Hiring a designer whose taste doesn't match your market. A designer's portfolio tells you about their aesthetic sensibility — but your market may not share it. A downtown loft specialist hired for a suburban family rental will likely over-design in ways that don't match the renter's expectations. Always look at comps and discuss comparable properties with any designer before engagement. Their instinct about "what looks good" must be calibrated against what your specific buyer or renter will actually pay for.

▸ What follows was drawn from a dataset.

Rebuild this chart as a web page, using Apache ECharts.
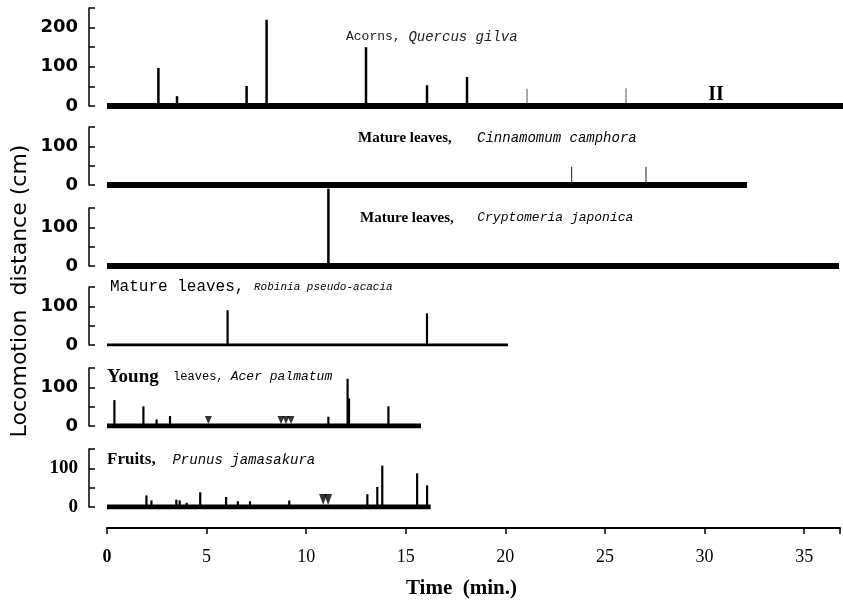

Skipping design entirely on a project where it matters. The inverse mistake is just as costly. On a luxury flip or STR, a builder-grade finish-out without design coordination leaves real money on the table. Poor material cohesion, awkward layouts, and mismatched finish tiers are visible to high-end buyers and savvy renters — and they price accordingly. Cutting design to save $6,000 while leaving $40,000 in perceived value on the table is a losing trade.
Ask an Investor
The Takeaway
An interior designer is a high-ROI specialist on the right project and a pure overhead cost on the wrong one. The decision comes down to property class and the role aesthetics play in your exit strategy. If you're selling or renting to buyers or tenants who make decisions based on design quality — luxury buyers, premium STR guests, high-end long-term renters — a professional designer can return multiples of their fee. If you're rehabbing a workforce rental for a cash-flow hold, skip the designer and spend that money on durable finishes instead.